YLKI: Jangan Sembarangan Impor Daging Beku
- M Iqbal / VIVA.co.id
VIVA.co.id – Masih tingginya harga daging sapi pada bulan Ramadan di pasaran membuat pemerintah menerapkan kebijakan impor daging beku. Harga daging beku jauh lebih murah dibanding harga daging segar yang saat ini telah melewati angka 120 ribu per kilogram.
Yayasan Lembaga Konsumen Indonesia (YLKI) menilai, jika tujuannya untuk menurunkan harga secara jangka pendek, impor daging sapi beku adalah solusi yang paling praktis. Konsumen memang butuh harga daging sapi yang lebih terjangkau.
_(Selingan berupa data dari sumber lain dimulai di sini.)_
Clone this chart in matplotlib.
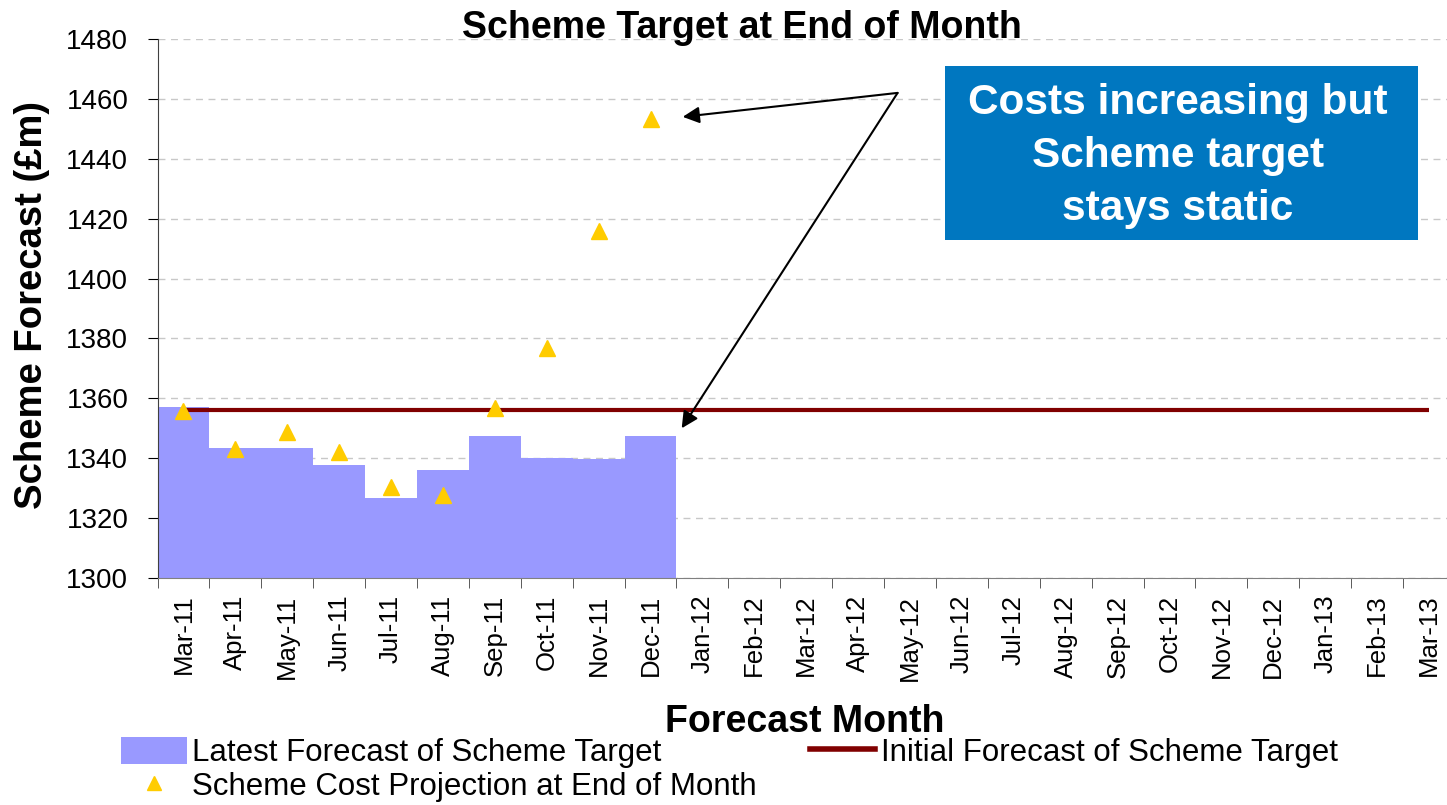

Namun, Ketua Harian YLKI, Tulus Abadi mengatakan, ada beberapa catatan yang harus diperhatikan yaitu selera konsumen di Indonesia yang secara umum tidak suka dengan daging sapi beku, melainkan lebih suka daging sapi segar atau fresh meat.
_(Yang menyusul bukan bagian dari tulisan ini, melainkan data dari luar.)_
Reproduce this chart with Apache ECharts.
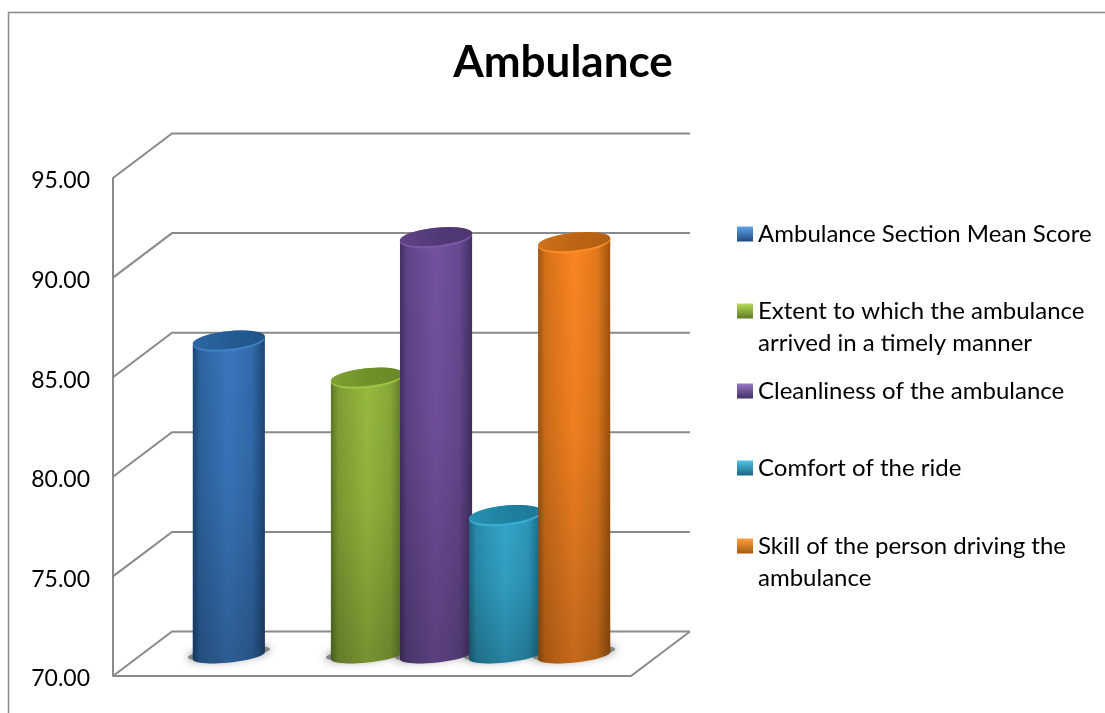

"Akibatnya daging sapi beku sepi peminat, tidak laku," ujar Tulus melalui keterangan tertulis, Jumat 10 Juni 2016.
Di samping itu, daging sapi beku juga mempunyai kandungan air tinggi, bisa mencapai 20-30 persen. Jika konsumen membeli satu kilogram daging sapi beku, sebenarnya volume dagingnya hanya tujuh hingga delapan ons, sementara yang dua sampai tiga ons adalah berisi air, dan menyusut.
"Jadi harga daging sapi beku sebenarnya tidak murah, dan bahkan merugikan konsumen karena mengalami penyusutan volume," kata dia. Tidak hanya itu, daging sapi beku juga cenderung merugikan pedagang tradisional.
Sebab, pedagang tradisional tidak mempunyai lemari pendingin (cold storage), untuk menyimpan daging sapi beku. Jika dijual secara terbuka daging sapi beku hanya tahan maksimal tiga jam saja. Lebih dari itu akan mencair, dan merusak kualitas daging.
Untuk menurunkan harga yang masih tinggi, YLKI meminta pemerintah untuk memangkas rantai distribusi daging sapi yang terlalu panjang. Selain itu presiden juga diminta fokus dengan upaya swasembada daging sapi.
"Swasembada daging sapi bisa dilakukan, jika pemerintah serius melakukan pendampingan dan memberikan insentif pada peternak lokal.”